• _Recorded data_:
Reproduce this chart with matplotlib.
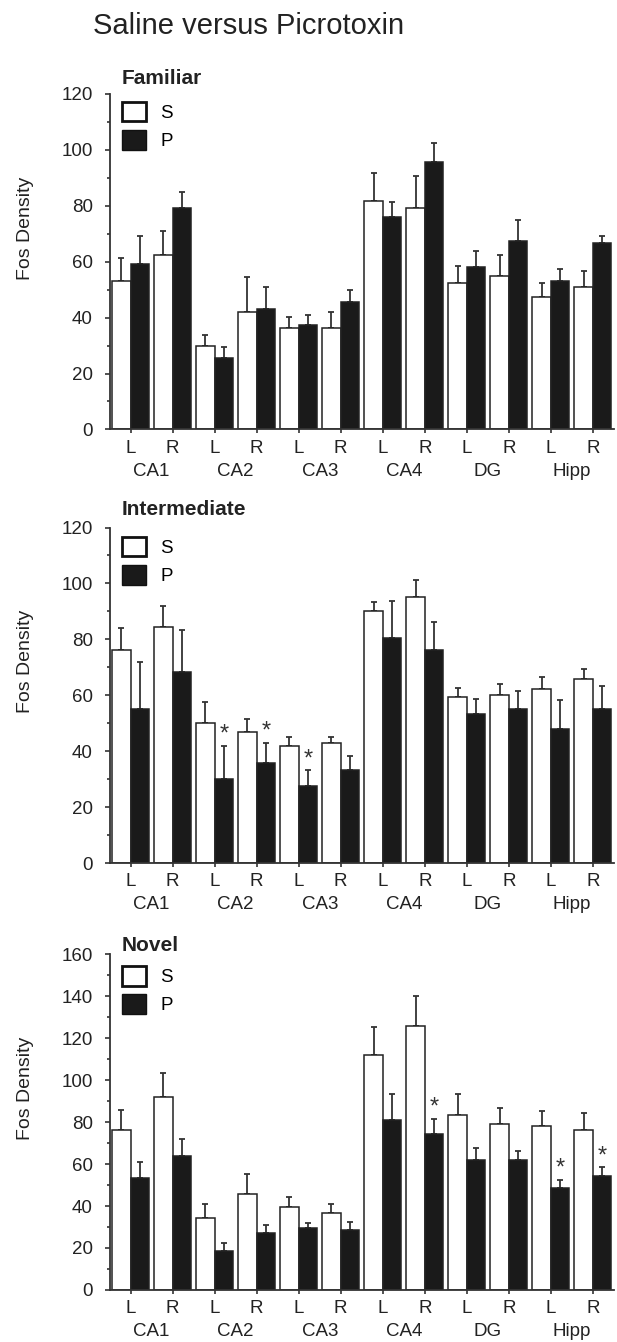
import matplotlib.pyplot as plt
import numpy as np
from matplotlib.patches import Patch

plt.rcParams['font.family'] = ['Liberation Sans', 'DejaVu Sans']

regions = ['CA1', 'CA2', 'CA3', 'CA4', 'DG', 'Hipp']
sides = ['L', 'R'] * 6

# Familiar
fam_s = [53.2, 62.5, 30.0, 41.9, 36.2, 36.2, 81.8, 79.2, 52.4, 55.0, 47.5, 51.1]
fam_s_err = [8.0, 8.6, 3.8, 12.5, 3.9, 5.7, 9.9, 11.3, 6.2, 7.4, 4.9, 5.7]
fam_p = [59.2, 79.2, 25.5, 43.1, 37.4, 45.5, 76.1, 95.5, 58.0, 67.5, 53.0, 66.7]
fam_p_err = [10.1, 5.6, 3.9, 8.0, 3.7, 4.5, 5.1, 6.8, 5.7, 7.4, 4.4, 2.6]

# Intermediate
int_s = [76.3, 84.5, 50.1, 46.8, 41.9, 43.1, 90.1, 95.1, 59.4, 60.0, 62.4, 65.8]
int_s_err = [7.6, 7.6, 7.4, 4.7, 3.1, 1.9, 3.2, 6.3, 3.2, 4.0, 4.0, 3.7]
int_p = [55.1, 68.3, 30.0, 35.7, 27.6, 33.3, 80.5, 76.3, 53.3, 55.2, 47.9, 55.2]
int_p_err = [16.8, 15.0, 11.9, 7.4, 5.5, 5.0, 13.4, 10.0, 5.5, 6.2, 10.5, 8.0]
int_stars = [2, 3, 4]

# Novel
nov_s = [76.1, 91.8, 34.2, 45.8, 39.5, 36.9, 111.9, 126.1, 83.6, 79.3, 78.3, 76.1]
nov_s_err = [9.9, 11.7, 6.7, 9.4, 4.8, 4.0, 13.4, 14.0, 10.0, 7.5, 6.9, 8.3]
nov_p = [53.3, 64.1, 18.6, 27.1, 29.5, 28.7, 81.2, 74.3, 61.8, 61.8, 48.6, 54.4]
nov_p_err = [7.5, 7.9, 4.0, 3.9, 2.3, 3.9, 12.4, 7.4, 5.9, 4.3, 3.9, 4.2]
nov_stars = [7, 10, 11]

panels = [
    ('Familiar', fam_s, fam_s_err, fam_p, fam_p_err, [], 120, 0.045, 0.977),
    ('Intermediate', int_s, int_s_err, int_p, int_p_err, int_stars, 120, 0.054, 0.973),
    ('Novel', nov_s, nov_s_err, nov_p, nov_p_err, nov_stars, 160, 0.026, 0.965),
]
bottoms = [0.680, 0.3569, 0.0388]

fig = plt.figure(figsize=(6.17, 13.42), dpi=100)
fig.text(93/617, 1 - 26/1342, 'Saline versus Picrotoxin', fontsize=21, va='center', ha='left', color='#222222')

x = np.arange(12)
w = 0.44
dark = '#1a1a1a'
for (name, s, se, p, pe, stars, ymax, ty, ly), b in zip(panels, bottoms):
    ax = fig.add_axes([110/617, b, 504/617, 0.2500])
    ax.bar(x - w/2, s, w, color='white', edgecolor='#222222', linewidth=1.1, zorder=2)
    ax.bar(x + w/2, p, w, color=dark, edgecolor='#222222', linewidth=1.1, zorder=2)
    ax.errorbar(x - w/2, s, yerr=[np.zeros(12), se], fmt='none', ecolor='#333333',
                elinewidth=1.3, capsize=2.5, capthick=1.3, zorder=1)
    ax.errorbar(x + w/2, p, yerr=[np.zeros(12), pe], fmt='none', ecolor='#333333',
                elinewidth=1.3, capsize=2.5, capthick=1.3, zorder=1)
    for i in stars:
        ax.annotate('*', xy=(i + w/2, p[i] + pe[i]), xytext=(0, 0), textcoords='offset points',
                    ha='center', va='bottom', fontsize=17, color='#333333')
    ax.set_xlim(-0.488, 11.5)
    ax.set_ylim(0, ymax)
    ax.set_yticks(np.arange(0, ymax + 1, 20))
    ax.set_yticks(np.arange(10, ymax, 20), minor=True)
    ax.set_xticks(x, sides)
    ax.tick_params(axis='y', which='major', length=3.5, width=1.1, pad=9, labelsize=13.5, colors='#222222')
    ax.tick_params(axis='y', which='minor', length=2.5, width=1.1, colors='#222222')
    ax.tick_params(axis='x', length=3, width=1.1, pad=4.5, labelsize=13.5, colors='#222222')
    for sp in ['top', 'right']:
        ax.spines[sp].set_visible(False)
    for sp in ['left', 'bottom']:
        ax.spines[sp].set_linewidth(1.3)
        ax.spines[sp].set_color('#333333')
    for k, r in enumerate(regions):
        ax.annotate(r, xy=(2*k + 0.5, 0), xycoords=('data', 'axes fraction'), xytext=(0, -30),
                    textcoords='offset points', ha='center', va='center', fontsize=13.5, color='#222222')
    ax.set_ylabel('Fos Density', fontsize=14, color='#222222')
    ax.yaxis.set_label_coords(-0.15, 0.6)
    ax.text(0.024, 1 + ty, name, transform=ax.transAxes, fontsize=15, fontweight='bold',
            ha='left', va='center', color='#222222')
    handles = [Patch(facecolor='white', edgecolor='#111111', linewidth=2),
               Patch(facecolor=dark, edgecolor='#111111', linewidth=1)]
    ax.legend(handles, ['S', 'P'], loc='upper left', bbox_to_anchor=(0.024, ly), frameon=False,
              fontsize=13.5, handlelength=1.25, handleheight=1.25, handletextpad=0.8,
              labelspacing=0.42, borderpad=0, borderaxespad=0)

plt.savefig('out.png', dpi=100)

• _Task prompt_: Quote the full listing above word for word; exclude every picture from the copy.

• _Expected answer_:
Reproduce this chart with matplotlib.
import matplotlib.pyplot as plt
import numpy as np
from matplotlib.patches import Patch

plt.rcParams['font.family'] = ['Liberation Sans', 'DejaVu Sans']

regions = ['CA1', 'CA2', 'CA3', 'CA4', 'DG', 'Hipp']
sides = ['L', 'R'] * 6

# Familiar
fam_s = [53.2, 62.5, 30.0, 41.9, 36.2, 36.2, 81.8, 79.2, 52.4, 55.0, 47.5, 51.1]
fam_s_err = [8.0, 8.6, 3.8, 12.5, 3.9, 5.7, 9.9, 11.3, 6.2, 7.4, 4.9, 5.7]
fam_p = [59.2, 79.2, 25.5, 43.1, 37.4, 45.5, 76.1, 95.5, 58.0, 67.5, 53.0, 66.7]
fam_p_err = [10.1, 5.6, 3.9, 8.0, 3.7, 4.5, 5.1, 6.8, 5.7, 7.4, 4.4, 2.6]

# Intermediate
int_s = [76.3, 84.5, 50.1, 46.8, 41.9, 43.1, 90.1, 95.1, 59.4, 60.0, 62.4, 65.8]
int_s_err = [7.6, 7.6, 7.4, 4.7, 3.1, 1.9, 3.2, 6.3, 3.2, 4.0, 4.0, 3.7]
int_p = [55.1, 68.3, 30.0, 35.7, 27.6, 33.3, 80.5, 76.3, 53.3, 55.2, 47.9, 55.2]
int_p_err = [16.8, 15.0, 11.9, 7.4, 5.5, 5.0, 13.4, 10.0, 5.5, 6.2, 10.5, 8.0]
int_stars = [2, 3, 4]

# Novel
nov_s = [76.1, 91.8, 34.2, 45.8, 39.5, 36.9, 111.9, 126.1, 83.6, 79.3, 78.3, 76.1]
nov_s_err = [9.9, 11.7, 6.7, 9.4, 4.8, 4.0, 13.4, 14.0, 10.0, 7.5, 6.9, 8.3]
nov_p = [53.3, 64.1, 18.6, 27.1, 29.5, 28.7, 81.2, 74.3, 61.8, 61.8, 48.6, 54.4]
nov_p_err = [7.5, 7.9, 4.0, 3.9, 2.3, 3.9, 12.4, 7.4, 5.9, 4.3, 3.9, 4.2]
nov_stars = [7, 10, 11]

panels = [
    ('Familiar', fam_s, fam_s_err, fam_p, fam_p_err, [], 120, 0.045, 0.977),
    ('Intermediate', int_s, int_s_err, int_p, int_p_err, int_stars, 120, 0.054, 0.973),
    ('Novel', nov_s, nov_s_err, nov_p, nov_p_err, nov_stars, 160, 0.026, 0.965),
]
bottoms = [0.680, 0.3569, 0.0388]

fig = plt.figure(figsize=(6.17, 13.42), dpi=100)
fig.text(93/617, 1 - 26/1342, 'Saline versus Picrotoxin', fontsize=21, va='center', ha='left', color='#222222')

x = np.arange(12)
w = 0.44
dark = '#1a1a1a'
for (name, s, se, p, pe, stars, ymax, ty, ly), b in zip(panels, bottoms):
    ax = fig.add_axes([110/617, b, 504/617, 0.2500])
    ax.bar(x - w/2, s, w, color='white', edgecolor='#222222', linewidth=1.1, zorder=2)
    ax.bar(x + w/2, p, w, color=dark, edgecolor='#222222', linewidth=1.1, zorder=2)
    ax.errorbar(x - w/2, s, yerr=[np.zeros(12), se], fmt='none', ecolor='#333333',
                elinewidth=1.3, capsize=2.5, capthick=1.3, zorder=1)
    ax.errorbar(x + w/2, p, yerr=[np.zeros(12), pe], fmt='none', ecolor='#333333',
                elinewidth=1.3, capsize=2.5, capthick=1.3, zorder=1)
    for i in stars:
        ax.annotate('*', xy=(i + w/2, p[i] + pe[i]), xytext=(0, 0), textcoords='offset points',
                    ha='center', va='bottom', fontsize=17, color='#333333')
    ax.set_xlim(-0.488, 11.5)
    ax.set_ylim(0, ymax)
    ax.set_yticks(np.arange(0, ymax + 1, 20))
    ax.set_yticks(np.arange(10, ymax, 20), minor=True)
    ax.set_xticks(x, sides)
    ax.tick_params(axis='y', which='major', length=3.5, width=1.1, pad=9, labelsize=13.5, colors='#222222')
    ax.tick_params(axis='y', which='minor', length=2.5, width=1.1, colors='#222222')
    ax.tick_params(axis='x', length=3, width=1.1, pad=4.5, labelsize=13.5, colors='#222222')
    for sp in ['top', 'right']:
        ax.spines[sp].set_visible(False)
    for sp in ['left', 'bottom']:
        ax.spines[sp].set_linewidth(1.3)
        ax.spines[sp].set_color('#333333')
    for k, r in enumerate(regions):
        ax.annotate(r, xy=(2*k + 0.5, 0), xycoords=('data', 'axes fraction'), xytext=(0, -30),
                    textcoords='offset points', ha='center', va='center', fontsize=13.5, color='#222222')
    ax.set_ylabel('Fos Density', fontsize=14, color='#222222')
    ax.yaxis.set_label_coords(-0.15, 0.6)
    ax.text(0.024, 1 + ty, name, transform=ax.transAxes, fontsize=15, fontweight='bold',
            ha='left', va='center', color='#222222')
    handles = [Patch(facecolor='white', edgecolor='#111111', linewidth=2),
               Patch(facecolor=dark, edgecolor='#111111', linewidth=1)]
    ax.legend(handles, ['S', 'P'], loc='upper left', bbox_to_anchor=(0.024, ly), frameon=False,
              fontsize=13.5, handlelength=1.25, handleheight=1.25, handletextpad=0.8,
              labelspacing=0.42, borderpad=0, borderaxespad=0)

plt.savefig('out.png', dpi=100)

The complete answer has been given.